In options pricing formulas, the Greek letter gamma denotes how responsive an options contract price is to fluctuations in the price of the underlying security. Investors in options may engage in gamma hedging, to limit the risk associated with strong price moves in the underlying security.
“Dealers being long gamma is like a black-hole effect, a negative feedback loop that squishes volatility,” as Kokou Agbo-Bloua, global head of flow strategy and solution, financial engineering, at Societe Generale, told the Journal. He calls extended periods of low volatility a “gamma trap,” since they tend to be followed by big spikes in volatility.

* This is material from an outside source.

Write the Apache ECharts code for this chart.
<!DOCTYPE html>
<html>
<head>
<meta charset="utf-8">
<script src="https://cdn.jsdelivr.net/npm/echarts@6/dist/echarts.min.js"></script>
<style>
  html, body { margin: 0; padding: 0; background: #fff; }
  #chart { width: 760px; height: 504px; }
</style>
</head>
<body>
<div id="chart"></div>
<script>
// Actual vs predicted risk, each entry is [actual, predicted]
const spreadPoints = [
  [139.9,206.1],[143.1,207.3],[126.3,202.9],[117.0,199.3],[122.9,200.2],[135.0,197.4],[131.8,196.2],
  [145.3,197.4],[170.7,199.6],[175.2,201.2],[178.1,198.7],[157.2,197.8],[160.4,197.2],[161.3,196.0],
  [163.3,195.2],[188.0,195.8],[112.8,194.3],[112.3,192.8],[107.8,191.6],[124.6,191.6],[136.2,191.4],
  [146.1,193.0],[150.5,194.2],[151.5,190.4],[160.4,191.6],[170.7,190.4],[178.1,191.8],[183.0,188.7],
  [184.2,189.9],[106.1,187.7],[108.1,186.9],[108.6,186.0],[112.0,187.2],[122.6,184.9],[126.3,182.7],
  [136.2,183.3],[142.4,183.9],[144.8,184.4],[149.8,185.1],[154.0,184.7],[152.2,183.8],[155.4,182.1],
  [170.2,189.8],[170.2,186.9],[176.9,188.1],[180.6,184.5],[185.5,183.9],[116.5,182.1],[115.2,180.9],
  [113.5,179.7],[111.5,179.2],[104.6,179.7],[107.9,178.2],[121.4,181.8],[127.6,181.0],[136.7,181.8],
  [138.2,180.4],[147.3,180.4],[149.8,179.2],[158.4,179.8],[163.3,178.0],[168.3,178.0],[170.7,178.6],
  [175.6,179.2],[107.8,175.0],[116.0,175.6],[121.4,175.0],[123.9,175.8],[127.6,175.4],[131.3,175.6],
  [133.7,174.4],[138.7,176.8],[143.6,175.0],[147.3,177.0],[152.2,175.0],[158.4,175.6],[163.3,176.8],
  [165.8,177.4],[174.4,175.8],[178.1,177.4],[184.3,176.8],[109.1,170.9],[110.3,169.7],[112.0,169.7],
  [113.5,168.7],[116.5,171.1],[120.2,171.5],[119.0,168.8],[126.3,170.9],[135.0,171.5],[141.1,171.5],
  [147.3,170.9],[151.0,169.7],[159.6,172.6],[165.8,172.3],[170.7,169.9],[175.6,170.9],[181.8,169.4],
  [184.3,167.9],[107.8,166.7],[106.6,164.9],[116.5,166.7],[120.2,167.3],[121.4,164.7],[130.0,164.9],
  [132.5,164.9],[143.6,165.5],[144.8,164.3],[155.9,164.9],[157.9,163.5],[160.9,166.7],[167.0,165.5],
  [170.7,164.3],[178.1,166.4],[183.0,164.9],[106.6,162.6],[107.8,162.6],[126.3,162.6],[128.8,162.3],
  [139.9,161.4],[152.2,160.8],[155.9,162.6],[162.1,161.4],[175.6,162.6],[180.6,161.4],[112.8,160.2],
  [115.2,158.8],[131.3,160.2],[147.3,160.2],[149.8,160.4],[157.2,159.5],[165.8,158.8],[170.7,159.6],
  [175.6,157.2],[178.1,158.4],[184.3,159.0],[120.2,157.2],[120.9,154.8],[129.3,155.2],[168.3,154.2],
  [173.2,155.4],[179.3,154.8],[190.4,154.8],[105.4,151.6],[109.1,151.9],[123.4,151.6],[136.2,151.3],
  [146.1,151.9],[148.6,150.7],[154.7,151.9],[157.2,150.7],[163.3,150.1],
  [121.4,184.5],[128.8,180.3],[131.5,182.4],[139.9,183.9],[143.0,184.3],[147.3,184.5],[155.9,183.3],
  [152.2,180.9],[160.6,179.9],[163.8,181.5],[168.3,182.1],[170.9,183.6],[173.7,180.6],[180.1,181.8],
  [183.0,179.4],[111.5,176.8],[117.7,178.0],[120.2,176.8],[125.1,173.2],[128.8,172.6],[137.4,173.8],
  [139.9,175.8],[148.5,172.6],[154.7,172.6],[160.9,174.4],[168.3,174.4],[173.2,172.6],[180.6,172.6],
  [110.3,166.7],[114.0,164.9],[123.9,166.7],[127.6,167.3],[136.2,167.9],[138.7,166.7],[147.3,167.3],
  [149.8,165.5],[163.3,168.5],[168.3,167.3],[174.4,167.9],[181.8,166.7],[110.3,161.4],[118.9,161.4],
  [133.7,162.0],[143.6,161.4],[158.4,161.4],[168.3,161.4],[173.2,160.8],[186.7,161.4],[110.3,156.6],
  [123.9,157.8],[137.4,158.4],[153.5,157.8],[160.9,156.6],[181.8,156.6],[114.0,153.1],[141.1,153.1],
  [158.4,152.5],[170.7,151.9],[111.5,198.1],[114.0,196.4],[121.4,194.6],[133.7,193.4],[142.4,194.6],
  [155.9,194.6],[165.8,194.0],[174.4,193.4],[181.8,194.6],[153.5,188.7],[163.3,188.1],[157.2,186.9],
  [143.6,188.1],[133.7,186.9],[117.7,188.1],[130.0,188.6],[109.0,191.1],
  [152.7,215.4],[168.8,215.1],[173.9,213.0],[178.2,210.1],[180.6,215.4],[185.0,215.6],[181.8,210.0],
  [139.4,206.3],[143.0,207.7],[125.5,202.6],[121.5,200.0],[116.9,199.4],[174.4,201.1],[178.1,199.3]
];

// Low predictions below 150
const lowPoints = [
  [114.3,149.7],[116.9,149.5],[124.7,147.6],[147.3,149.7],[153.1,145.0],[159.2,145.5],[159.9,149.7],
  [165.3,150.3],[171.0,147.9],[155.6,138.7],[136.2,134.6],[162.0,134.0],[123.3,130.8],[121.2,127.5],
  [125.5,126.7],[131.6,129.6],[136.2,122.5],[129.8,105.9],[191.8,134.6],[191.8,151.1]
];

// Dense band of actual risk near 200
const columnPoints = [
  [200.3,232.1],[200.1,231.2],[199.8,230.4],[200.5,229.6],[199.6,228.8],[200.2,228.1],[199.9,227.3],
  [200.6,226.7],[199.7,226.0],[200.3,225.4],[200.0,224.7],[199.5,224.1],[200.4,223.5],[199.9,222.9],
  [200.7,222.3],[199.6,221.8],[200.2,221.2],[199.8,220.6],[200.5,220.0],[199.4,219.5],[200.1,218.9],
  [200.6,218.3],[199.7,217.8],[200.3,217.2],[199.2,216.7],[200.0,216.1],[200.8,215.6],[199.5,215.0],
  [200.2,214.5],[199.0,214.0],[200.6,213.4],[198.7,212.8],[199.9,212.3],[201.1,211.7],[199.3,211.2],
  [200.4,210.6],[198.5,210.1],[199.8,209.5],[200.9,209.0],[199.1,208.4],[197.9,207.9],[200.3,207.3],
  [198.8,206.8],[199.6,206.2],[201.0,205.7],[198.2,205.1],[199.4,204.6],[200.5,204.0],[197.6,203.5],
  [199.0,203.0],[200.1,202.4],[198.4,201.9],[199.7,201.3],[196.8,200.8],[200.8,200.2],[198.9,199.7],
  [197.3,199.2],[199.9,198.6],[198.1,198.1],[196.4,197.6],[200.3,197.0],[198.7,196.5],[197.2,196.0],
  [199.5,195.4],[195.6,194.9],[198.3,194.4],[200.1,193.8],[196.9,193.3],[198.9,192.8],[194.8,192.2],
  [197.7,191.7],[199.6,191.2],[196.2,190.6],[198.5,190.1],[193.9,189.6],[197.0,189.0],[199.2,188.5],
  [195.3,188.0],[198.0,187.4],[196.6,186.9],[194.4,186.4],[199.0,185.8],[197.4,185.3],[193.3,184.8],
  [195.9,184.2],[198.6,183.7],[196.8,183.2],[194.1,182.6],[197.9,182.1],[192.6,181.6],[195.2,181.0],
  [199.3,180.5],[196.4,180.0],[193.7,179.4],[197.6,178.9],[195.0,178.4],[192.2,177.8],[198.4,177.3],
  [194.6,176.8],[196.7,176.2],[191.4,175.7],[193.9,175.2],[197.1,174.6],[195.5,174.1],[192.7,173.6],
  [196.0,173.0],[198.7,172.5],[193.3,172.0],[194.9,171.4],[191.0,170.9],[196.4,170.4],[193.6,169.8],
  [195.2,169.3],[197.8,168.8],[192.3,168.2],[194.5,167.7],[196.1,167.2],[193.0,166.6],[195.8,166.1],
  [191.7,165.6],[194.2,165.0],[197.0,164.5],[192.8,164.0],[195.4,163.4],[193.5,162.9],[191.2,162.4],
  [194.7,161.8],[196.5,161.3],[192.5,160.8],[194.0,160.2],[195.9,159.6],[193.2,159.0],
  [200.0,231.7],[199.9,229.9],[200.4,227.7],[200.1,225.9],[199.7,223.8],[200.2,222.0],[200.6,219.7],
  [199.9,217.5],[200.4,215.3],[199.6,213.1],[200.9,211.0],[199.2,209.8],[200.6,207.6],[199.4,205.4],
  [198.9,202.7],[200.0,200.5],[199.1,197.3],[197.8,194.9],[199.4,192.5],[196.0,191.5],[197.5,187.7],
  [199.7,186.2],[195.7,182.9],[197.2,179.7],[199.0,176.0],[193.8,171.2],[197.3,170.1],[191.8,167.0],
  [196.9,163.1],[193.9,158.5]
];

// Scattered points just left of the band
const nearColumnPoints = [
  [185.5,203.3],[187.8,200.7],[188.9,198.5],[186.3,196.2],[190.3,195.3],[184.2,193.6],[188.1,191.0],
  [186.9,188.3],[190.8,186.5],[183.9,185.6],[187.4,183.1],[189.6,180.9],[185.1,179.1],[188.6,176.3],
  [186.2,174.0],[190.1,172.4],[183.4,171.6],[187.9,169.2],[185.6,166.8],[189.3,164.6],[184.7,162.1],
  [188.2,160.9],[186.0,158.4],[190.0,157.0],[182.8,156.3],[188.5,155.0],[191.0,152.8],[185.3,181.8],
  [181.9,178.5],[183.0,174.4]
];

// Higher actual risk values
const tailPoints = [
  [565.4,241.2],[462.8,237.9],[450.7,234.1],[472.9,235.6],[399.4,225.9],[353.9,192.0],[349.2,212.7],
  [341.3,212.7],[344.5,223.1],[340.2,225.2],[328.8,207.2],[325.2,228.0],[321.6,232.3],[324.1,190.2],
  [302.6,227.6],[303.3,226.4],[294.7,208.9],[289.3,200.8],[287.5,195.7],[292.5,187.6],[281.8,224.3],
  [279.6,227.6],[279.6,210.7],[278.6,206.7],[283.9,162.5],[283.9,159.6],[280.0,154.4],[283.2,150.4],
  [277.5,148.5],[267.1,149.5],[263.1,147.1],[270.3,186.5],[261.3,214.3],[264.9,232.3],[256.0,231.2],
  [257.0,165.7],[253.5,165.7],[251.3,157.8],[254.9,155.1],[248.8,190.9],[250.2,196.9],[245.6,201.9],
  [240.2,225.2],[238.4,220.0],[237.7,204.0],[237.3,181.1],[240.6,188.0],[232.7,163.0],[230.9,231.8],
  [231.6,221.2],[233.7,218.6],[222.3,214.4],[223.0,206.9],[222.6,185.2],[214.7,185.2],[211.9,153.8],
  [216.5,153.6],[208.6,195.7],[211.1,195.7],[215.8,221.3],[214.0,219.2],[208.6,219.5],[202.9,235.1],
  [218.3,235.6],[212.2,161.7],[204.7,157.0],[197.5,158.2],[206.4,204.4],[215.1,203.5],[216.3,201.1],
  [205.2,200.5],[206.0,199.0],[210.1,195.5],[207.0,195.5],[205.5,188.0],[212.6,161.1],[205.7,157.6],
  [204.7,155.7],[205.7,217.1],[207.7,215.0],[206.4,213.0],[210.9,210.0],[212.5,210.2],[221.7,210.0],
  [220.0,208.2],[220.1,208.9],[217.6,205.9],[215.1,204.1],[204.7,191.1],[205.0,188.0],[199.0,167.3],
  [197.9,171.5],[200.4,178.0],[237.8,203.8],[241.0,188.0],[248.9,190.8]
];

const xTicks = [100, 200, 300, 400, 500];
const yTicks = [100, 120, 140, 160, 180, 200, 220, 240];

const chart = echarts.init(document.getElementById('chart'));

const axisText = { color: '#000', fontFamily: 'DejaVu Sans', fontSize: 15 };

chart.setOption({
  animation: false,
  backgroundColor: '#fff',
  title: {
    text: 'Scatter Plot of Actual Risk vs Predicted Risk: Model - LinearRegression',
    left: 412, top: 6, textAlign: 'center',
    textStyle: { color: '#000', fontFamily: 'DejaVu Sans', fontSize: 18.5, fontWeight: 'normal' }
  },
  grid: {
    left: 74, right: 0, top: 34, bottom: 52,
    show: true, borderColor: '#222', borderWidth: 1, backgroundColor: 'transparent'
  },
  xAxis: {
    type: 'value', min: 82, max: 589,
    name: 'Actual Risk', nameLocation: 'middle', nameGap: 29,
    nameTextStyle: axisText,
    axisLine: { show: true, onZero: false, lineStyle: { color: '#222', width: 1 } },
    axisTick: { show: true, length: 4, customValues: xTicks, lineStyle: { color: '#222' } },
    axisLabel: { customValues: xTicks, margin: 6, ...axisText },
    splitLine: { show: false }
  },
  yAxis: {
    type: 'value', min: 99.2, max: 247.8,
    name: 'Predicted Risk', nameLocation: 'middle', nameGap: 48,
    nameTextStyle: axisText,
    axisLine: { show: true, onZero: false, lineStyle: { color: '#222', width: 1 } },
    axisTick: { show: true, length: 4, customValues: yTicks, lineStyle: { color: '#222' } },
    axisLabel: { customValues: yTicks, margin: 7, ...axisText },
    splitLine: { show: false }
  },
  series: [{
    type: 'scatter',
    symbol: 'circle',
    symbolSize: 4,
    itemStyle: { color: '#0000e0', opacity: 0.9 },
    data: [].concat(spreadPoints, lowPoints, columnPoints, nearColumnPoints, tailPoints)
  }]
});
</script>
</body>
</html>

Significance For Investors
“Jumping back and forth between markets that are completely dead and markets that are suddenly and briefly very exciting,” is how Benn Eiffert, co-founder and chief investment officer (CIO) of QVR Advisors, a boutique investment advisory firm focusing on strategies related to options and volatility, described the situation to the Journal.

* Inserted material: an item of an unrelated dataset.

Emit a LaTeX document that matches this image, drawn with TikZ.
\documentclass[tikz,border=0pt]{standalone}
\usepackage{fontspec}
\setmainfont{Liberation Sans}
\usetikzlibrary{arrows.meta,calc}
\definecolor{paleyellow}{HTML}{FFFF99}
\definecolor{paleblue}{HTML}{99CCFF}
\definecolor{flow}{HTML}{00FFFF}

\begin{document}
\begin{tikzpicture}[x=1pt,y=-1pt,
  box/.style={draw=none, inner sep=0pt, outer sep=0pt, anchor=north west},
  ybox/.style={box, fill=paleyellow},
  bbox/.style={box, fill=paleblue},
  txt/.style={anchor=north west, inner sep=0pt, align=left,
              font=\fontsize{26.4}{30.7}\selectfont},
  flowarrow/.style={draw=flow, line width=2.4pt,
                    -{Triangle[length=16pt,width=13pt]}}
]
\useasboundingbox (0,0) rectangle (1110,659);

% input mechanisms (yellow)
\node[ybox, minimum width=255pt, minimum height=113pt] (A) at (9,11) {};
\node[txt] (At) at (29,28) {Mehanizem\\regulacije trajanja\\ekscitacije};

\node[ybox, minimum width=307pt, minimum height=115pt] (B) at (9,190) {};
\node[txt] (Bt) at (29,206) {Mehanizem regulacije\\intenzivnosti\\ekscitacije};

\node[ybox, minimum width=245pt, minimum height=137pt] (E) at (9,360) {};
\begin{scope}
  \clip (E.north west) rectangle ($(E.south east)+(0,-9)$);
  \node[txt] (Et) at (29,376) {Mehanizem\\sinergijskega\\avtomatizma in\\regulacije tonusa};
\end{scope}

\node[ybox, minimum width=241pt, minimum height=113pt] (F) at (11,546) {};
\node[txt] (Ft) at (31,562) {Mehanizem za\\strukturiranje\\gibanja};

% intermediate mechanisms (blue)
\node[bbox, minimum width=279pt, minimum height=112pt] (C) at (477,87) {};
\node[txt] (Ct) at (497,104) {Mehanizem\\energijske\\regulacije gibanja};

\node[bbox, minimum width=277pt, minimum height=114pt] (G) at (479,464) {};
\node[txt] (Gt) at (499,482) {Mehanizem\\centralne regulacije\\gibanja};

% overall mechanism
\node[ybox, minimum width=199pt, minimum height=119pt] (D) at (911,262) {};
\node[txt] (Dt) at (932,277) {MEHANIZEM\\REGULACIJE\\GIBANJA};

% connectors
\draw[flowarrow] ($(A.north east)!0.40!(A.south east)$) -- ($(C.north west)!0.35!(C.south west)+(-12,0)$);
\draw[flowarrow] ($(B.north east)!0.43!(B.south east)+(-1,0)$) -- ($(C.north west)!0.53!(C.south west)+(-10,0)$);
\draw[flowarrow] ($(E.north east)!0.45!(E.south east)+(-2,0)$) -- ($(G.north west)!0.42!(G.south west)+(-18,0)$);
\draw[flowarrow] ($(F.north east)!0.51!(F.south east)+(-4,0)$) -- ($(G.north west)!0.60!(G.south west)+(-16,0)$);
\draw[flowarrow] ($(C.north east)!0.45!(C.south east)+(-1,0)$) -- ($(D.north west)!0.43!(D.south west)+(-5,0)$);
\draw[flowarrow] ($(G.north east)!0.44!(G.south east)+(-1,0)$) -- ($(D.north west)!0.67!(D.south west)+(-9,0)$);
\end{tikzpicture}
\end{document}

Price swings in options contracts tend to be wider than moves in the prices of their underlying assets. Moreover, option price swings usually get even wider as the contract’s expiration date draws closer, or as the value of the underlying asset approaches the option strike price, or exercise price. The wider the price swing in the options contract is compared to the price swing in the underlying asset, the higher gamma will be.
Many low-vol strategies limit downside exposure by selling put options that expire in one month or less, the Journal explains. Since these options are short-term and often have strike prices close to current market prices, their overall effect is to raise gamma in the market.
Investors who use gamma-based strategies to reduce the volatility of their portfolios have tended to outperform during market declines, even the especially volatile period in early February 2018. Back then, a simple measure of such strategies, the CBOE S&P 500 PutWrite index (PUT), a hypothetical portfolio that sells put options linked to the S&P 500 Index (SPX), outperformed the S&P 500 itself, the Journal notes.
Meanwhile, the investment banks and brokerage firms that facilitate low-vol strategies for institutional investors often hedge their side of the transaction by taking the opposite position. The result is a countervailing force that tends to dampen the daily movement of individual stocks and stock market indexes alike.
“If you have a good estimate of dealers’ gamma exposure, you can anticipate their hedging flows and pile into that either way,” as Charlie McElligott, cross-asset strategist at Nomura in New York, told the Journal.
Looking Ahead
The gamma effect or gamma trap is making it more difficult to determine if market prices fully reflect current news or events, as Helen Thomas, founder of Blonde Money, a U.K.-based research firm, told the Journal. “Dealer hedging behavior is creating pockets of sensitivity in the markets,” she said, adding, “If Trump tweets something about China when the S&P is at one level, it doesn’t matter. But if he does it when it’s, say, 20 points lower, it’s panic stations.”